Starbucks Stock CRASHING: Will it Recover or Get Worse? (SBUX Analysis)
It’s amazing that the news continues to tell you how great the economy is, yet if you dig just a little deeper, the best companies in the world continue to tell you it’s bad. Starbucks and other S&P 500 companies are quite literally the best and biggest companies which brings unique advantages, so when they tell you they’re struggling, that means it’s even worse for small businesses.
SBUX 0.00%↑ recent earnings call was terrible and the stock dropped 16% as a result. But, that’s what got me interested in giving the company another look and here’s what I found.
“We continue to feel the impact of a more cautious consumer, particularly with our more occasional customer, and a deteriorating economic outlook has weighed on customer traffic and impact felt broadly across the industry.” - Starbucks CEO Laxman Narasimhan
While Starbucks does sell highly discretionary overpriced coffee, you can extrapolate, if people are not buying $5 drinks, you can bet they are not buying the more expensive items in the discretionary category, so basically everything else.
63% of Starbucks’ beverage sales are cold, up 1% year over year for the 2nd quarter. This brings me to the main point I want to highlight. Starbucks actually seems like a somewhat seasonal or cyclical business, in which it does better in the warmer months. Because of this, the current quarter tends to be the weakest with business picking back up in the Spring, Summer and Fall. Therefore I think this is a great place to buy Starbucks as it is probably at or near the low.
As you can see below, Starbucks has reached this level every year for the past 4 years in May, the only time it went lower was during the pandemic. It then proceeded higher over the next few quarters. It makes sense that if 63% of their drink sales are cold, they will do better in the warmer months. Then the Fall benefits from a combination of warm weather and seasonal favorites like Pumpkin Spice Lattes and the disgusting Peppermint Mocha (Mint is only acceptable for teeth brushing, not eating, gross).
Big money agrees as someone sold 4,000 puts at a $70 strike, meaning they are willing to buy 400,000 shares of Starbucks for $28 million. I’d say this person is pretty confident this is the bottom and/or a great place to buy.
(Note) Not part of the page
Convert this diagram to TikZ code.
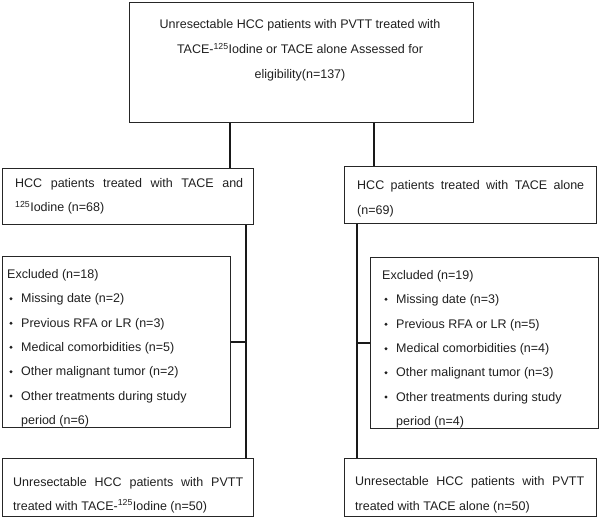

Thanks to the crash you also get a higher dividend yield now with Starbucks, 3.1% or $2.28 per share annually while you wait for the recovery. This means if you own 100 shares of Starbucks, you get paid $228 annually in dividends alone. The company is also increasing it’s dividend every year, they’ve grown it on average 10% annually for the past 5 years.
The one developing threat to Starbucks that I’m continuing to monitor is the rise of the energy drink space, mainly Celsius. I think these energy drinks are probably part of the reason you saw Starbucks sales decline and are worth keeping an eye on. Energy drinks are no longer reserved for vodka red bulls, people are drinking Celsius all the time now and perhaps in place of their Starbucks coffee. I continue to see people drinking them at the gym, it’s become a work favorite and some even like to drink CELH 0.00%↑ with their food as you see Jersey Mikes and Dunkin Donuts now carry Celsius.
It’s funny after I typed this I got to the part in the Starbucks report where they announced, big surprise, the launch of a low calorie energy drink!
“We're launching… a zero to low-calorie handcrafted energy beverage… And later this year, we will add up to five sugar-free customization options to our menu in response to both partner and customer requests. This will provide a lower-calorie option for approximately 80% of our beverages.” -CEO
The company is also building more than 3,000 new stores globally this year. MOP (Mobile order and pay) set another record in the US this quarter and represented 31% of transactions and Starbucks rewards members now number nearly 33 million. This is a similar strength like I had highlighted with Chipotle’s mobile ordering trends in my article on CMG 0.00%↑:
Mobile ordering is here to stay and only growing, I think it is a huge strength for companies like Chipotle and Starbucks.
This seems like a really bad one off quarter. -1% revenue year over year is nothing all things considered, -11% China raises some concerns but I think this will all blow over and improve over the rest of the year as we move into the warmer months.
They did not issue great guidance but again I think this is historically the company’s weak quarter and perhaps this is a case of underpromising and overdelivering.